Moreover, Tiffin et al. (4) performed a retrospective study on the etiology of acquired third, fourth, and sixth cranial nerve palsies over 9 years. They found no cases of isolated third nerve palsy attributable to trauma. In a larger retrospective study on 4176 cases of acquired third, fourth, and sixth cranial nerve palsies over 40 years, Richards et al. (5) reported an incidence of 15% for isolated third nerve palsy attributable to head trauma. They also reported that trauma is the most common cause of fourth nerve palsy, which can occur after apparently trivial head traumas, probably because of its long intracranial course and very slender connection to the brain stem.

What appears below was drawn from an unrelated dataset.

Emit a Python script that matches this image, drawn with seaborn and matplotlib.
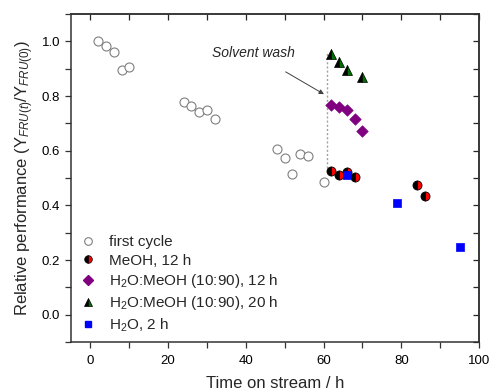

The fibers of the third nerve are normally arranged in a way that the parasympathetic fibers of pupil are located at the periphery, and the somatic motor axons of the extraocular muscles are located at the center of the nerve. The mechanisms proposed for traumatic third nerve palsy include injury at its exit site from the brainstem (1-5), compression at the tentorial notch due to brain herniation (indirect injury), and injury at the superior orbital fissure (1-5).

Nevertheless, the underlying mechanism responsible for isolated peripheral third nerve palsy, similar to our case, has not been discussed so far. One possible explanation could be traumatic aneurysm of the posterior communicating artery, while normal brain CT angiography and delayed DSA ruled out this mechanism in our patient. Another possible mechanism could be transmission of decelerating and traction forces to the content of the superior orbital fissure (SOF) after the initial impact (1). This mechanism also seems unlikely in our case, as the third, fourth, and sixth cranial nerves are located in close vicinity to each other at the anterior end of cavernous sinus and SOF, and isolated injury of the third nerve is not a common finding in lesions of this region.

Another possible mechanism of third nerve injury could be distortion and stretching of delicate blood vessels, supplying relatively less perfuse peripheral fibers of the third cranial nerve1 in our case. This could explain recovery of paresis after restoring microcirculation of the nerve. The most probable mechanism for third nerve paresis in the present case seems to be direct stretching and distortion of nerve fibers on the oculomotor cistern before entering the SOF. Also, because of eyelid laceration and direct trauma to the globe, transient unresponsiveness of iris muscles could be another assumption.

To the best of our knowledge, this is the first report of isolated peripheral third nerve palsy following blunt head injury in the English-language literature.